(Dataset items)
▼▼▼
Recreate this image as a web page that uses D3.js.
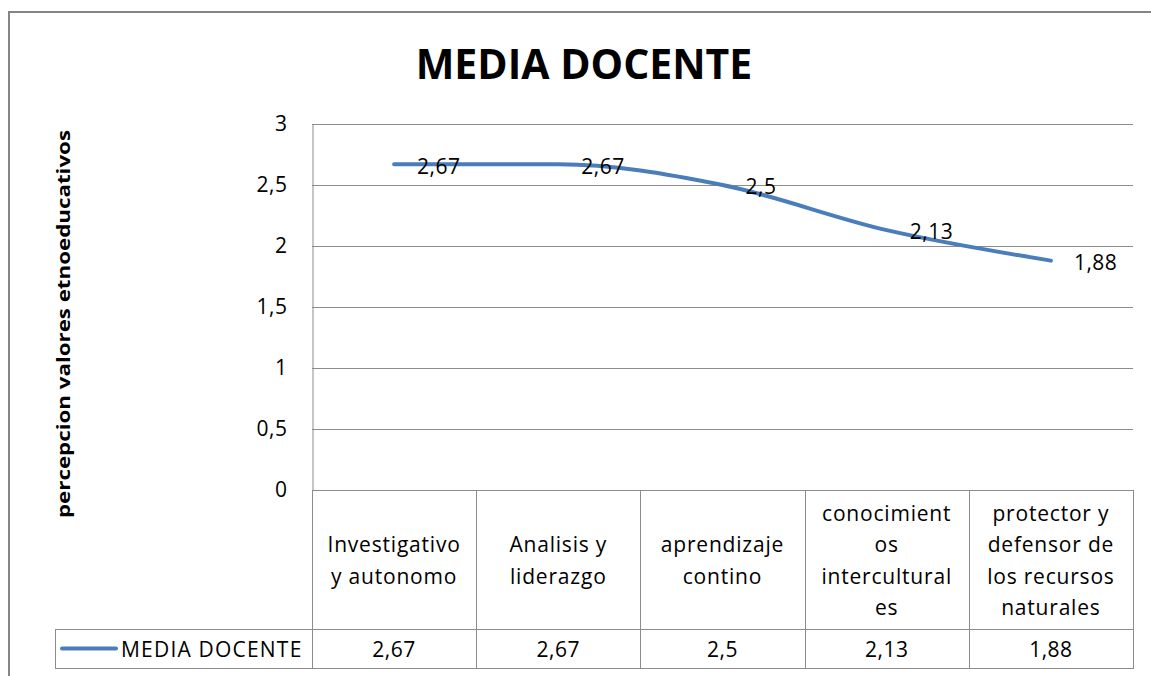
<!DOCTYPE html>
<html>
<head>
<meta charset="utf-8">
<script src="https://cdn.jsdelivr.net/npm/d3@7"></script>
<style>
  body { margin: 0; background: #fff; }
  text { font-family: "Open Sans", "Noto Sans", sans-serif; fill: #000; }
</style>
</head>
<body>
<div class="vis-linechart"></div>
<script>
const categories = [
  ['Investigativo', 'y autonomo'],
  ['Analisis y', 'liderazgo'],
  ['aprendizaje', 'contino'],
  ['conocimient', 'os', 'intercultural', 'es'],
  ['protector y', 'defensor de', 'los recursos', 'naturales'],
];
const values = [2.67, 2.67, 2.5, 2.13, 1.88];
const yTicks = [0, 0.5, 1, 1.5, 2, 2.5, 3];
const seriesName = 'MEDIA DOCENTE';
const chartTitle = 'MEDIA DOCENTE';
const yTitle = 'percepcion valores etnoeducativos';

const fmt = (v) => String(v).replace('.', ',');

const width = 1151;
const height = 676;
const plot = { left: 312, right: 1133, top: 124, bottom: 490 };
const table = { left: 55, headBottom: 629, bottom: 668 };
const gridColor = '#8c8c8c';
const lineColor = '#4a7ebb';

const svg = d3.select('.vis-linechart')
  .append('svg')
  .attr('width', width)
  .attr('height', height);

// chart border
svg.append('rect')
  .attr('x', 9).attr('y', 12)
  .attr('width', width + 20).attr('height', height + 20)
  .attr('fill', 'none')
  .attr('stroke', '#858585')
  .attr('stroke-width', 2);

const x = d3.scaleBand()
  .domain(d3.range(values.length))
  .range([plot.left, plot.right]);

const y = d3.scaleLinear()
  .domain([0, 3])
  .range([plot.bottom, plot.top]);

// gridlines
svg.append('g')
  .selectAll('line')
  .data(yTicks)
  .enter()
  .append('line')
  .attr('x1', plot.left)
  .attr('x2', plot.right)
  .attr('y1', (d) => Math.round(y(d)) + 0.5)
  .attr('y2', (d) => Math.round(y(d)) + 0.5)
  .attr('stroke', gridColor)
  .attr('stroke-width', 1);

// y axis
const yAxis = svg.append('g')
  .attr('transform', `translate(${plot.left + 0.5},0)`)
  .call(d3.axisLeft(y).tickValues(yTicks).tickFormat(fmt).tickSize(0).tickPadding(25));
yAxis.select('.domain').attr('stroke', gridColor);
yAxis.selectAll('text')
  .style('font-family', '"Open Sans", sans-serif')
  .style('font-size', '21px')
  .style('letter-spacing', '0.5px')
  .attr('dy', '0.3em')
  .attr('fill', '#222');

// y title
svg.append('text')
  .attr('transform', 'translate(70,324) rotate(-90)')
  .attr('text-anchor', 'middle')
  .attr('textLength', 388)
  .attr('lengthAdjust', 'spacingAndGlyphs')
  .style('font-size', '18px')
  .style('font-weight', 'bold')
  .text(yTitle);

// chart title
svg.append('text')
  .attr('x', 584)
  .attr('y', 79)
  .attr('text-anchor', 'middle')
  .style('font-size', '41px')
  .style('font-weight', 'bold')
  .text(chartTitle);

// data table
const tbl = svg.append('g');
const cellEdges = d3.range(values.length + 1).map((i) => (i < values.length ? x(i) : plot.right));
tbl.selectAll('line.v')
  .data(cellEdges)
  .enter()
  .append('line')
  .attr('class', 'v')
  .attr('x1', (d) => Math.round(d) + 0.5)
  .attr('x2', (d) => Math.round(d) + 0.5)
  .attr('y1', plot.bottom)
  .attr('y2', table.bottom)
  .attr('stroke', gridColor);
tbl.append('line')
  .attr('x1', table.left + 0.5).attr('x2', table.left + 0.5)
  .attr('y1', table.headBottom).attr('y2', table.bottom)
  .attr('stroke', gridColor);
[table.headBottom, table.bottom].forEach((yy) => {
  tbl.append('line')
    .attr('x1', table.left).attr('x2', plot.right + 1)
    .attr('y1', yy + 0.5).attr('y2', yy + 0.5)
    .attr('stroke', gridColor);
});

// category headers
const lineH = 31.5;
const headMid = (plot.bottom + table.headBottom) / 2 + 1;
tbl.selectAll('text.cat')
  .data(categories)
  .enter()
  .append('text')
  .attr('class', 'cat')
  .attr('text-anchor', 'middle')
  .style('font-size', '21px')
  .style('letter-spacing', '0.8px')
  .attr('fill', '#222')
  .each(function (lines, i) {
    const t = d3.select(this);
    lines.forEach((ln, j) => {
      t.append('tspan')
        .attr('x', x(i) + x.bandwidth() / 2)
        .attr('y', headMid + (j - (lines.length - 1) / 2) * lineH)
        .attr('dy', '0.35em')
        .text(ln);
    });
  });

// value row
const rowMid = (table.headBottom + table.bottom) / 2 + 1;
tbl.selectAll('text.val')
  .data(values)
  .enter()
  .append('text')
  .attr('class', 'val')
  .attr('x', (d, i) => x(i) + x.bandwidth() / 2)
  .attr('y', rowMid)
  .attr('dy', '0.35em')
  .attr('text-anchor', 'middle')
  .style('font-size', '21px')
  .style('letter-spacing', '0.5px')
  .text(fmt);

// legend key in table
tbl.append('line')
  .attr('x1', 62).attr('x2', 116)
  .attr('y1', rowMid - 1).attr('y2', rowMid - 1)
  .attr('stroke', lineColor)
  .attr('stroke-width', 4)
  .attr('stroke-linecap', 'round');
tbl.append('text')
  .attr('x', 121)
  .attr('y', rowMid)
  .attr('dy', '0.35em')
  .style('font-size', '21px')
  .style('letter-spacing', '1.2px')
  .attr('fill', '#222')
  .text(seriesName);

// series line
const line = d3.line()
  .x((d, i) => x(i) + x.bandwidth() / 2)
  .y((d) => y(d))
  .curve(d3.curveMonotoneX);

svg.append('path')
  .datum(values)
  .attr('d', line)
  .attr('fill', 'none')
  .attr('stroke', lineColor)
  .attr('stroke-width', 4)
  .attr('stroke-linecap', 'round');

// data labels
svg.selectAll('text.lbl')
  .data(values)
  .enter()
  .append('text')
  .attr('class', 'lbl')
  .attr('x', (d, i) => x(i) + x.bandwidth() / 2 + 23)
  .attr('y', (d) => y(d) + 2)
  .attr('dy', '0.35em')
  .style('font-size', '21px')
  .style('letter-spacing', '0.5px')
  .text(fmt);
</script>
</body>
</html>
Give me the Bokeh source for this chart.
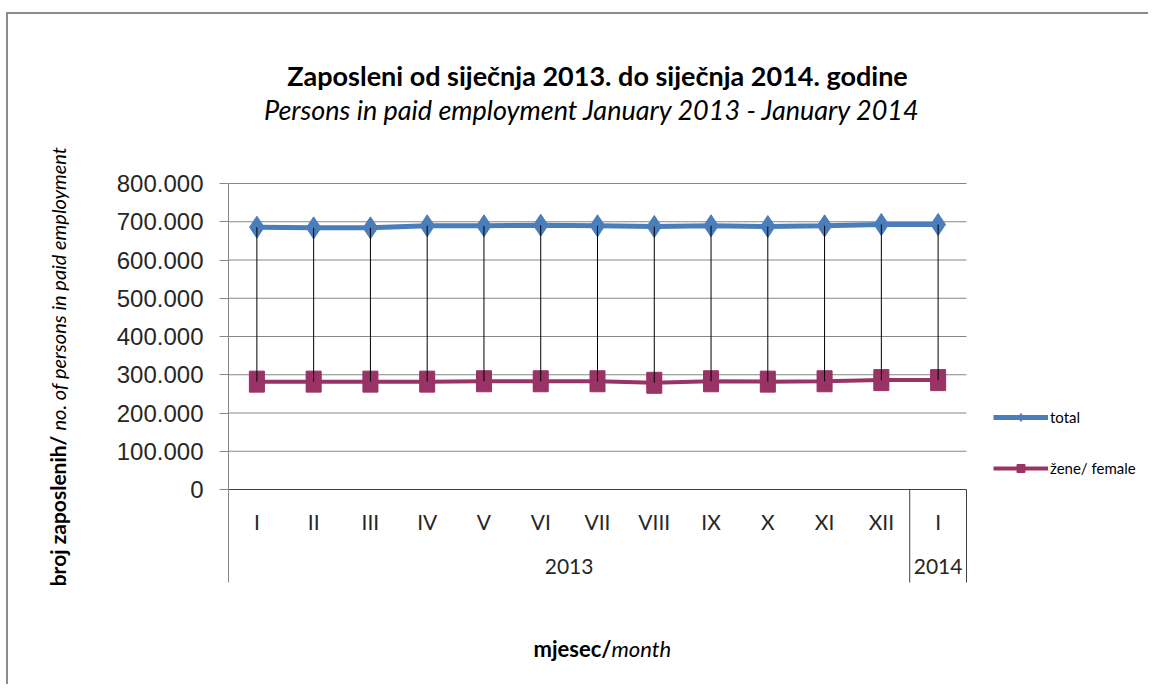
▲▲▲
### Set task
Set each line of the records down exactly, leaving every picture out.

### The answer
Recreate this image as a web page that uses D3.js.
<!DOCTYPE html>
<html>
<head>
<meta charset="utf-8">
<script src="https://cdn.jsdelivr.net/npm/d3@7"></script>
<style>
  body { margin: 0; background: #fff; }
  text { font-family: "Open Sans", "Noto Sans", sans-serif; fill: #000; }
</style>
</head>
<body>
<div class="vis-linechart"></div>
<script>
const categories = [
  ['Investigativo', 'y autonomo'],
  ['Analisis y', 'liderazgo'],
  ['aprendizaje', 'contino'],
  ['conocimient', 'os', 'intercultural', 'es'],
  ['protector y', 'defensor de', 'los recursos', 'naturales'],
];
const values = [2.67, 2.67, 2.5, 2.13, 1.88];
const yTicks = [0, 0.5, 1, 1.5, 2, 2.5, 3];
const seriesName = 'MEDIA DOCENTE';
const chartTitle = 'MEDIA DOCENTE';
const yTitle = 'percepcion valores etnoeducativos';

const fmt = (v) => String(v).replace('.', ',');

const width = 1151;
const height = 676;
const plot = { left: 312, right: 1133, top: 124, bottom: 490 };
const table = { left: 55, headBottom: 629, bottom: 668 };
const gridColor = '#8c8c8c';
const lineColor = '#4a7ebb';

const svg = d3.select('.vis-linechart')
  .append('svg')
  .attr('width', width)
  .attr('height', height);

// chart border
svg.append('rect')
  .attr('x', 9).attr('y', 12)
  .attr('width', width + 20).attr('height', height + 20)
  .attr('fill', 'none')
  .attr('stroke', '#858585')
  .attr('stroke-width', 2);

const x = d3.scaleBand()
  .domain(d3.range(values.length))
  .range([plot.left, plot.right]);

const y = d3.scaleLinear()
  .domain([0, 3])
  .range([plot.bottom, plot.top]);

// gridlines
svg.append('g')
  .selectAll('line')
  .data(yTicks)
  .enter()
  .append('line')
  .attr('x1', plot.left)
  .attr('x2', plot.right)
  .attr('y1', (d) => Math.round(y(d)) + 0.5)
  .attr('y2', (d) => Math.round(y(d)) + 0.5)
  .attr('stroke', gridColor)
  .attr('stroke-width', 1);

// y axis
const yAxis = svg.append('g')
  .attr('transform', `translate(${plot.left + 0.5},0)`)
  .call(d3.axisLeft(y).tickValues(yTicks).tickFormat(fmt).tickSize(0).tickPadding(25));
yAxis.select('.domain').attr('stroke', gridColor);
yAxis.selectAll('text')
  .style('font-family', '"Open Sans", sans-serif')
  .style('font-size', '21px')
  .style('letter-spacing', '0.5px')
  .attr('dy', '0.3em')
  .attr('fill', '#222');

// y title
svg.append('text')
  .attr('transform', 'translate(70,324) rotate(-90)')
  .attr('text-anchor', 'middle')
  .attr('textLength', 388)
  .attr('lengthAdjust', 'spacingAndGlyphs')
  .style('font-size', '18px')
  .style('font-weight', 'bold')
  .text(yTitle);

// chart title
svg.append('text')
  .attr('x', 584)
  .attr('y', 79)
  .attr('text-anchor', 'middle')
  .style('font-size', '41px')
  .style('font-weight', 'bold')
  .text(chartTitle);

// data table
const tbl = svg.append('g');
const cellEdges = d3.range(values.length + 1).map((i) => (i < values.length ? x(i) : plot.right));
tbl.selectAll('line.v')
  .data(cellEdges)
  .enter()
  .append('line')
  .attr('class', 'v')
  .attr('x1', (d) => Math.round(d) + 0.5)
  .attr('x2', (d) => Math.round(d) + 0.5)
  .attr('y1', plot.bottom)
  .attr('y2', table.bottom)
  .attr('stroke', gridColor);
tbl.append('line')
  .attr('x1', table.left + 0.5).attr('x2', table.left + 0.5)
  .attr('y1', table.headBottom).attr('y2', table.bottom)
  .attr('stroke', gridColor);
[table.headBottom, table.bottom].forEach((yy) => {
  tbl.append('line')
    .attr('x1', table.left).attr('x2', plot.right + 1)
    .attr('y1', yy + 0.5).attr('y2', yy + 0.5)
    .attr('stroke', gridColor);
});

// category headers
const lineH = 31.5;
const headMid = (plot.bottom + table.headBottom) / 2 + 1;
tbl.selectAll('text.cat')
  .data(categories)
  .enter()
  .append('text')
  .attr('class', 'cat')
  .attr('text-anchor', 'middle')
  .style('font-size', '21px')
  .style('letter-spacing', '0.8px')
  .attr('fill', '#222')
  .each(function (lines, i) {
    const t = d3.select(this);
    lines.forEach((ln, j) => {
      t.append('tspan')
        .attr('x', x(i) + x.bandwidth() / 2)
        .attr('y', headMid + (j - (lines.length - 1) / 2) * lineH)
        .attr('dy', '0.35em')
        .text(ln);
    });
  });

// value row
const rowMid = (table.headBottom + table.bottom) / 2 + 1;
tbl.selectAll('text.val')
  .data(values)
  .enter()
  .append('text')
  .attr('class', 'val')
  .attr('x', (d, i) => x(i) + x.bandwidth() / 2)
  .attr('y', rowMid)
  .attr('dy', '0.35em')
  .attr('text-anchor', 'middle')
  .style('font-size', '21px')
  .style('letter-spacing', '0.5px')
  .text(fmt);

// legend key in table
tbl.append('line')
  .attr('x1', 62).attr('x2', 116)
  .attr('y1', rowMid - 1).attr('y2', rowMid - 1)
  .attr('stroke', lineColor)
  .attr('stroke-width', 4)
  .attr('stroke-linecap', 'round');
tbl.append('text')
  .attr('x', 121)
  .attr('y', rowMid)
  .attr('dy', '0.35em')
  .style('font-size', '21px')
  .style('letter-spacing', '1.2px')
  .attr('fill', '#222')
  .text(seriesName);

// series line
const line = d3.line()
  .x((d, i) => x(i) + x.bandwidth() / 2)
  .y((d) => y(d))
  .curve(d3.curveMonotoneX);

svg.append('path')
  .datum(values)
  .attr('d', line)
  .attr('fill', 'none')
  .attr('stroke', lineColor)
  .attr('stroke-width', 4)
  .attr('stroke-linecap', 'round');

// data labels
svg.selectAll('text.lbl')
  .data(values)
  .enter()
  .append('text')
  .attr('class', 'lbl')
  .attr('x', (d, i) => x(i) + x.bandwidth() / 2 + 23)
  .attr('y', (d) => y(d) + 2)
  .attr('dy', '0.35em')
  .style('font-size', '21px')
  .style('letter-spacing', '0.5px')
  .text(fmt);
</script>
</body>
</html>
Give me the Bokeh source for this chart.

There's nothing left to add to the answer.